In response to the ADA’s position paper, I sent the association these questions:
· What if all dentists decided to refuse treatment for those who are not vaccinated against Covid-19 (or any other disease)? Then unvaccinated persons, who may be unvaccinated for many different reasons, would have no access to dentistry. Does the ADA support this possible outcome?
· Already, many rural areas of the country are experiencing severe shortages of providers. Even one dentist taking such a position [against the unvaccinated] in a rural area could mean that many unvaccinated adults and children would effectively have no access to dentistry. Does the ADA support this possible outcome?
· Every vaccine carries risks as well as benefits. The Covid-19 vaccines are causing more severe adverse events, including death, heart attack, blood clots, stroke, and neurological disorders, than all vaccines combined for the past 30 years, according to the CDC's Vaccine Adverse Event Reporting System (VAERS). Why is the ADA still advocating these vaccines for dentists and patients?
This was the ADA's reply:
“The American Dental Association stands behind the white paper authored by the Council on Ethics, Bylaws and Judicial Affairs (CEBJA), and respectfully declines to answer the questions you have posed.”
This ADA’s white paper also encouraged dentists to take an active role in promoting vaccines to their patients, despite the fact that most dentists have little or no formal training in vaccinology or immunology and may also lack basic knowledge of their patients’ medical histories. The council noted that, under an emergency directive, dentists and dental students are authorized to administer Covid-19 vaccines. The council also cited a study that concluded parents are “comfortable having discussions about HPV [human papillomavirus infection] and the vaccine in the dental setting, especially with dentists.” Since parents are comfortable having these personal discussions with their dentists, the council argued, dentists should not hesitate to do so.
I followed up with a question regarding the association’s funding sources. I was particularly interested to learn how much funding the ADA may be receiving from the vaccine makers themselves as well as government agencies that promote vaccination. I received no reply. Nor was I able to find a list of the ADA’s major grants and donations through simple Google searches.

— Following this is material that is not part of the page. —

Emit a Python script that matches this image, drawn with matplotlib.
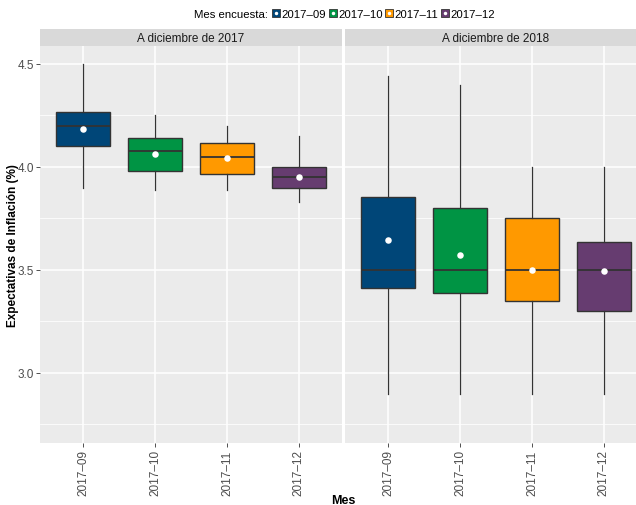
import matplotlib.pyplot as plt
from matplotlib.lines import Line2D
from matplotlib.patches import Patch

plt.rcParams['font.family'] = ['Liberation Sans', 'DejaVu Sans']

# Survey months and the two forecast horizons
meses = ['2017–09', '2017–10', '2017–11', '2017–12']
paneles = ['A diciembre de 2017', 'A diciembre de 2018']
colores = ['#004678', '#009444', '#FF9900', '#663C70']

# Box statistics per horizon: lower whisker, Q1, median, Q3, upper whisker, mean
dic17_whislo = [3.90, 3.89, 3.89, 3.83]
dic17_q1 = [4.10, 3.98, 3.965, 3.90]
dic17_med = [4.20, 4.075, 4.05, 3.95]
dic17_q3 = [4.265, 4.14, 4.115, 4.00]
dic17_whishi = [4.50, 4.25, 4.20, 4.15]
dic17_mean = [4.183, 4.062, 4.042, 3.95]

dic18_whislo = [2.90, 2.90, 2.90, 2.90]
dic18_q1 = [3.41, 3.39, 3.35, 3.30]
dic18_med = [3.50, 3.50, 3.50, 3.50]
dic18_q3 = [3.853, 3.80, 3.75, 3.635]
dic18_whishi = [4.44, 4.40, 4.00, 4.00]
dic18_mean = [3.645, 3.573, 3.50, 3.495]

datos = [
    (dic17_whislo, dic17_q1, dic17_med, dic17_q3, dic17_whishi, dic17_mean),
    (dic18_whislo, dic18_q1, dic18_med, dic18_q3, dic18_whishi, dic18_mean),
]

W, H = 636, 506
fig = plt.figure(figsize=(W / 100, H / 100), dpi=100)
fig.patch.set_facecolor('white')

gris_txt = '#4D4D4D'
linea = '#333333'
ylim = (2.66, 4.587)

lefts = [40, 345]
ancho = 302
bottom, top = 444, 47
strip_top = 30

for k, (left, titulo, d) in enumerate(zip(lefts, paneles, datos)):
    ax = fig.add_axes([left / W, 1 - bottom / H, ancho / W, (bottom - top) / H])
    ax.set_facecolor('#EBEBEB')
    for s in ax.spines.values():
        s.set_visible(False)

    whislo, q1, med, q3, whishi, media = d
    stats = []
    for i in range(len(meses)):
        stats.append(dict(whislo=whislo[i], q1=q1[i], med=med[i], q3=q3[i],
                          whishi=whishi[i], fliers=[]))
    pos = list(range(1, len(meses) + 1))
    bp = ax.bxp(stats, positions=pos, widths=0.75, patch_artist=True,
                showcaps=False, showfliers=False, manage_ticks=False,
                boxprops=dict(edgecolor=linea, linewidth=1.0),
                medianprops=dict(color=linea, linewidth=1.3),
                whiskerprops=dict(color=linea, linewidth=0.9))
    for caja, c in zip(bp['boxes'], colores):
        caja.set_facecolor(c)
    ax.scatter(pos, media, s=22, color='white', zorder=5, linewidths=0)

    ax.set_xlim(0.4, 4.6)
    ax.set_ylim(*ylim)
    ax.set_xticks(pos)
    ax.set_xticklabels(meses, rotation=90, color=gris_txt, fontsize=8.5)
    ax.set_yticks([3.0, 3.5, 4.0, 4.5])
    ax.set_yticks([2.75, 3.25, 3.75, 4.25], minor=True)
    ax.set_xticks([], minor=True)
    ax.grid(True, which='major', color='white', linewidth=1.1)
    ax.grid(True, which='minor', axis='y', color='white', linewidth=0.55)
    ax.set_axisbelow(True)
    ax.tick_params(axis='both', which='major', length=3, color='#333333',
                   width=0.6, pad=1.5)
    ax.tick_params(axis='y', which='minor', length=0)
    if k == 0:
        ax.set_yticklabels(['3.0', '3.5', '4.0', '4.5'], color=gris_txt,
                           fontsize=8.5)
    else:
        ax.tick_params(axis='y', which='major', length=0, labelleft=False)

    # facet strip
    sx = fig.add_axes([left / W, 1 - top / H, ancho / W, (top - strip_top) / H])
    sx.set_facecolor('#D9D9D9')
    sx.set_xticks([])
    sx.set_yticks([])
    for s in sx.spines.values():
        s.set_visible(False)
    sx.text(0.5, 0.5, titulo, ha='center', va='center', fontsize=8.5,
            color='#1A1A1A', transform=sx.transAxes)

fig.text(13 / W, 1 - 246 / H, 'Expectativas de Inflación (%)', rotation=90,
         ha='center', va='center', fontsize=8.5, fontweight='bold')
fig.text(343 / W, 1 - 501 / H, 'Mes', ha='center', va='center',
         fontsize=9, fontweight='bold')

# legend row along the top
fig.text(268 / W, 1 - 15 / H, 'Mes encuesta:', ha='right', va='center',
         fontsize=8.2)
handles = []
for c in colores:
    caja = Patch(facecolor=c, edgecolor=linea, linewidth=0.6)
    punto = Line2D([], [], linestyle='none', marker='o', markersize=2.5,
                   markerfacecolor='white', markeredgewidth=0)
    handles.append((caja, punto))
fig.legend(handles, meses, loc='center left',
           bbox_to_anchor=(272 / W, 1 - 15 / H), ncol=4, frameon=False,
           fontsize=8.2, handlelength=0.7, handleheight=0.7,
           handletextpad=0.15, columnspacing=0.2, borderpad=0,
           borderaxespad=0)

fig.savefig('out.png', dpi=100)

The organization’s refusal to answer basic questions about its discriminatory attitude toward the unvaccinated, combined with a general lack of transparency about its funding, is deeply disappointing. Sadly, however, it is no longer surprising. In the past two years, we have seen such behavior from nearly every major institution – public as well as private – that has ever professed to care about our health and well-being.
You can read the ADA’s white paper here: https://www.ada.org/-/media/project/ada-organization/ada/ada-org/files/about/the_ethics_of_vaccination.pdf
[1] 09-152 Bruesewitz v. Wyeth LLC (02/22/11) (supremecourt.gov)
[2] Staying Well During COVID-19 | Cancer Survivors | CDC
[3] COVID-19: Homebound, hospice patients struggling to get vaccine (wisn.com)
You have hit home with me! As a dentist, I am DEEPLY disturbed by the about face the ADA has made on denial of treatment. In the 80s you would have been shunned or perhaps even disciplined for denying treatment to a known AIDS patient. In a rebuttal to the position paper supported by the ADA, a group of dentists (including myself) has organized and collaborated with a 'counter' position paper. We are in the final stages of editing, we present to our state dental society in mid January and then on to the ADA. Our goal is to uncover the funding of this leading organization to better understand how they could turn their heads to all the science that negates lockdowns, masks, denial of early treatment, informed consent and ethical practice of dentistry.
Thanks for sharing this information.
Sometimes I feel like the whole world has joined a death cult and only myself and a few others have not left reason behind.